→ Your objective
Retype word for word the first line of the listing and each line after it up to the line with "import plotly.graph_objects as go", with the pictures taken out.
-*-*-
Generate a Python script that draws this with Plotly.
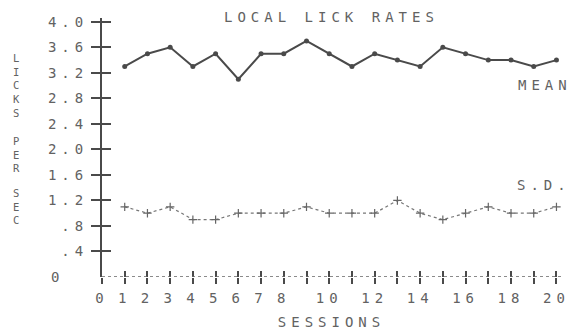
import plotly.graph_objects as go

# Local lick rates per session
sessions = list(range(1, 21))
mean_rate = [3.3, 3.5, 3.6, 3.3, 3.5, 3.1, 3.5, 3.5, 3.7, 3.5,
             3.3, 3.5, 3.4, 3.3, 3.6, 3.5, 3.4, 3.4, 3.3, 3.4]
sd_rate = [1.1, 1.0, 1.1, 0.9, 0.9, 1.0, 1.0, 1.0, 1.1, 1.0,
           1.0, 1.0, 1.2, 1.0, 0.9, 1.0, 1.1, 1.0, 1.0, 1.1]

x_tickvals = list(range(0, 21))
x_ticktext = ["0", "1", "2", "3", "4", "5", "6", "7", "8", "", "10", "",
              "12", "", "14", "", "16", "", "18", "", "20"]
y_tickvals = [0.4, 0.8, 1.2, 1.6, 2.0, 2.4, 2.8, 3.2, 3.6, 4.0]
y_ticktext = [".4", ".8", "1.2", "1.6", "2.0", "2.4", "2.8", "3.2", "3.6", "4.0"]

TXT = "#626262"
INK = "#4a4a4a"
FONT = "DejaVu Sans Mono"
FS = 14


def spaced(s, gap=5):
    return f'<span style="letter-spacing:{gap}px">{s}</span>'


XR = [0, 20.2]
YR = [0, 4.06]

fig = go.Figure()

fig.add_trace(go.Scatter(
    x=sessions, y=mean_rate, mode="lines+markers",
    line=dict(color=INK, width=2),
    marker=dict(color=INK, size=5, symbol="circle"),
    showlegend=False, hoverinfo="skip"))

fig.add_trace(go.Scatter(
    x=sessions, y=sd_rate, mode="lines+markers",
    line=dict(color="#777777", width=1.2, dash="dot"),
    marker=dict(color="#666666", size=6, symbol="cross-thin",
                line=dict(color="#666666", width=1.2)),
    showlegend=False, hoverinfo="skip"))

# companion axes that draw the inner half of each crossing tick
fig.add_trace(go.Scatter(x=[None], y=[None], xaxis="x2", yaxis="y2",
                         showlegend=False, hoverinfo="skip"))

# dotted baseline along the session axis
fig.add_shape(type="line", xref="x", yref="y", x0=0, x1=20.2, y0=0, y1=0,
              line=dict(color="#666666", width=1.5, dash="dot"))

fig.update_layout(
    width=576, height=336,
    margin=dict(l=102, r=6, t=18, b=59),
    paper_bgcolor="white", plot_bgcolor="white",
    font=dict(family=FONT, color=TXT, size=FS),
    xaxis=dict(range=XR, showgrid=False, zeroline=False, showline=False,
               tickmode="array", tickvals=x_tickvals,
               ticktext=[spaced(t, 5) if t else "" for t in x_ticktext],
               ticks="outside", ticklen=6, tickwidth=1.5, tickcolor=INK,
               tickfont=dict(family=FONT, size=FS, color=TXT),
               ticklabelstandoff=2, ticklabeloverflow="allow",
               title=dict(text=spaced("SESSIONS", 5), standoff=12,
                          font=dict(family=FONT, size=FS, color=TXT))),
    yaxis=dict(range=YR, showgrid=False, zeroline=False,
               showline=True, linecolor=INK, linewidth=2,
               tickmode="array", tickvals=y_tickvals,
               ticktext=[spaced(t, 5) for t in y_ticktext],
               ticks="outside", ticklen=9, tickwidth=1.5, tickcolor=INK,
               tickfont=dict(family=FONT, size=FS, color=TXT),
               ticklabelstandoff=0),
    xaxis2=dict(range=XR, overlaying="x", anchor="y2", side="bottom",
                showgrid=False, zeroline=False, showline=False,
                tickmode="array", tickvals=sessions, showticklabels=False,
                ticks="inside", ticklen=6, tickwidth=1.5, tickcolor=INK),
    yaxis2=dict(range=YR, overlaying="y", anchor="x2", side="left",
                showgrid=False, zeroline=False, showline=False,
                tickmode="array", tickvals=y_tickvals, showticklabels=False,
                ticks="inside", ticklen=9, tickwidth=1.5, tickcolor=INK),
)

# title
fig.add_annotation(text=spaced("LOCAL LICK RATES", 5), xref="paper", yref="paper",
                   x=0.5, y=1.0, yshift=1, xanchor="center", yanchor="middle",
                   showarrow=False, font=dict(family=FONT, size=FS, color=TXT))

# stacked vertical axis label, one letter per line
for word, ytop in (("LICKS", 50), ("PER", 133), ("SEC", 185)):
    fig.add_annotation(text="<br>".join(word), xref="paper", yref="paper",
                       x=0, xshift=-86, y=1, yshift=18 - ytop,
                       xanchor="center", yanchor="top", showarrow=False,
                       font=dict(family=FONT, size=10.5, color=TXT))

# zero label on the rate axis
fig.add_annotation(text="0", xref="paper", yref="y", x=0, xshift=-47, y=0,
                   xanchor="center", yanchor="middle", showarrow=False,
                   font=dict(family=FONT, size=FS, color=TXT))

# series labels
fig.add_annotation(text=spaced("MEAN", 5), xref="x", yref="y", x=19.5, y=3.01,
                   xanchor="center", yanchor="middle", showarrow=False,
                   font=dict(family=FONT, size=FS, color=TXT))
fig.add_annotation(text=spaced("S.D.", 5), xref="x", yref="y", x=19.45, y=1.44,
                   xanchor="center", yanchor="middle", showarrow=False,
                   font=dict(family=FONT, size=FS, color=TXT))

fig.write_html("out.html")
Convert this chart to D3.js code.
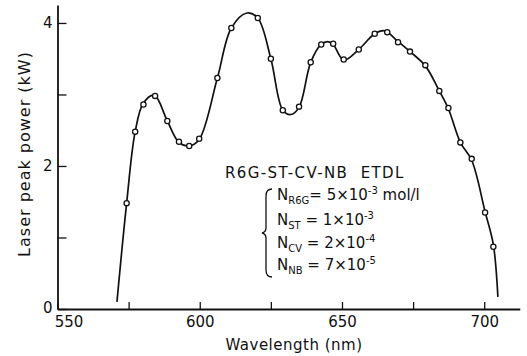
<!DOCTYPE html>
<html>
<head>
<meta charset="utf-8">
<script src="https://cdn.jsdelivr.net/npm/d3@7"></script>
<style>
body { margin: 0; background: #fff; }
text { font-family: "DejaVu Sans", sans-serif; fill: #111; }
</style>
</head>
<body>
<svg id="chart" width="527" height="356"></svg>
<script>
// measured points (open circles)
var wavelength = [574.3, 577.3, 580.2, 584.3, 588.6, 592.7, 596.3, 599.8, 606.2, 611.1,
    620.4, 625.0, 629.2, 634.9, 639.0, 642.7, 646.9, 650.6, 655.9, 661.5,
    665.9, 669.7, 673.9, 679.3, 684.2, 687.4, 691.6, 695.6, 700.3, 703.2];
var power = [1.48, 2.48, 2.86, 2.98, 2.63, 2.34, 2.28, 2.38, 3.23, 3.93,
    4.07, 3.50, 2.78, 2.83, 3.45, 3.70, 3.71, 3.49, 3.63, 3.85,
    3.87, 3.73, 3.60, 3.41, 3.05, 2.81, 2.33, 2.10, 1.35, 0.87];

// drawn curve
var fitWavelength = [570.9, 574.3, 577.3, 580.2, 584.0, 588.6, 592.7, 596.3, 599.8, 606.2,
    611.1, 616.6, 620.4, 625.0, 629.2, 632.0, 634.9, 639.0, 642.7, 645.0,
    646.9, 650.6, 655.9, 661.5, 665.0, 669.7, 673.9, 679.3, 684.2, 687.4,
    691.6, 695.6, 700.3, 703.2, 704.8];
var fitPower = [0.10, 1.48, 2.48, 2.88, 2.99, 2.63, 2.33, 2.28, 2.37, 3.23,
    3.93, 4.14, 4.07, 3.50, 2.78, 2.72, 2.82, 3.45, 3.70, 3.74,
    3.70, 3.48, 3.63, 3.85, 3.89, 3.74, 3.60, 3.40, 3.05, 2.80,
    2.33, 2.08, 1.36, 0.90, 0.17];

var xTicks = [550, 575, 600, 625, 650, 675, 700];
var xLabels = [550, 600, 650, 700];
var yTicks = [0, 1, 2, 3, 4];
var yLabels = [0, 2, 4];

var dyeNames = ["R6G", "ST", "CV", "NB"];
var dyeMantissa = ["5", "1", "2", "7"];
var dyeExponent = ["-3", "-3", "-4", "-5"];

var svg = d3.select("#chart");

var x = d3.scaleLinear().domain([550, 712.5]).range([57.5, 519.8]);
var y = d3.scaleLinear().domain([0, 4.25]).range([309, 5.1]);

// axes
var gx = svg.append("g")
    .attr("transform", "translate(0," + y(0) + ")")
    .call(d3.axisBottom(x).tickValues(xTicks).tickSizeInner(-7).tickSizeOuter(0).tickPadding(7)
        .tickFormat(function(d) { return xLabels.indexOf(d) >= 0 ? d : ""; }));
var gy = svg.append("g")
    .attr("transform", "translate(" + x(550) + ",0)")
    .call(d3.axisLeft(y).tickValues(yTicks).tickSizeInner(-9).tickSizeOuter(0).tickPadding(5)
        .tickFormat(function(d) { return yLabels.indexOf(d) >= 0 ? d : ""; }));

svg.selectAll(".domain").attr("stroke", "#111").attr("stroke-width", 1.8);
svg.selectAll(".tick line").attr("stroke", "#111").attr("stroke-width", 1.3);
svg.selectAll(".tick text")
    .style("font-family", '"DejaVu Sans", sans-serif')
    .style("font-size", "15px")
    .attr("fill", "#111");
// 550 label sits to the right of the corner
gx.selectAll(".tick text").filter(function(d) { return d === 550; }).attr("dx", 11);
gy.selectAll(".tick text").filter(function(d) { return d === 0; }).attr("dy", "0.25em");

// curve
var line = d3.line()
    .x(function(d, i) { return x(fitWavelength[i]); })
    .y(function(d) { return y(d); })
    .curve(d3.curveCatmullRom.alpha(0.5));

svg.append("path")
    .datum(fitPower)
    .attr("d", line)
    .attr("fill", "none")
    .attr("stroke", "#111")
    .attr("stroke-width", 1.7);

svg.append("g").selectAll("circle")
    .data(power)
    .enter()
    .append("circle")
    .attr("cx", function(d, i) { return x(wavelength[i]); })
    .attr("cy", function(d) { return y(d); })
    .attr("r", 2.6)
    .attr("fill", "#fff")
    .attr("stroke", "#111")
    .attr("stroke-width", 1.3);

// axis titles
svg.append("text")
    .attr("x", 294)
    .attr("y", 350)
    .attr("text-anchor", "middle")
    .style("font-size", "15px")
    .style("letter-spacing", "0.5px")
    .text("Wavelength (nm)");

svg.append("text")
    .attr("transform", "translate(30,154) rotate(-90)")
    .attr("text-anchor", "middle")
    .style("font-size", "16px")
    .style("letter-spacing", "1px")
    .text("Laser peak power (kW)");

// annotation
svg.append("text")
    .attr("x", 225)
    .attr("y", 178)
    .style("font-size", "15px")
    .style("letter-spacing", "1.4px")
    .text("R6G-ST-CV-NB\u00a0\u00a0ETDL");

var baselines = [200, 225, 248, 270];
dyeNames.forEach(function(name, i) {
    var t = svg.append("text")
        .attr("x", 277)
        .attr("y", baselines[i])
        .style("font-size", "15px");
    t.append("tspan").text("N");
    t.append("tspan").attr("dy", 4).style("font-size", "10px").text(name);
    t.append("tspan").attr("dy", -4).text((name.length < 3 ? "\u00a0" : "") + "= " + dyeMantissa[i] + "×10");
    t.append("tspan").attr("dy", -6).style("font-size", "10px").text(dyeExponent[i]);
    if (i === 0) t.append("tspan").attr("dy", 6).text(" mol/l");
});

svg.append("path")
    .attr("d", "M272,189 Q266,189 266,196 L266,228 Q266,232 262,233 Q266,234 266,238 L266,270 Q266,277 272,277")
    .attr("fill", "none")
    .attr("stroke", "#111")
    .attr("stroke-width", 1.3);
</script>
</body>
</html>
-*-*-
→ Final answer
Generate a Python script that draws this with Plotly.
import plotly.graph_objects as go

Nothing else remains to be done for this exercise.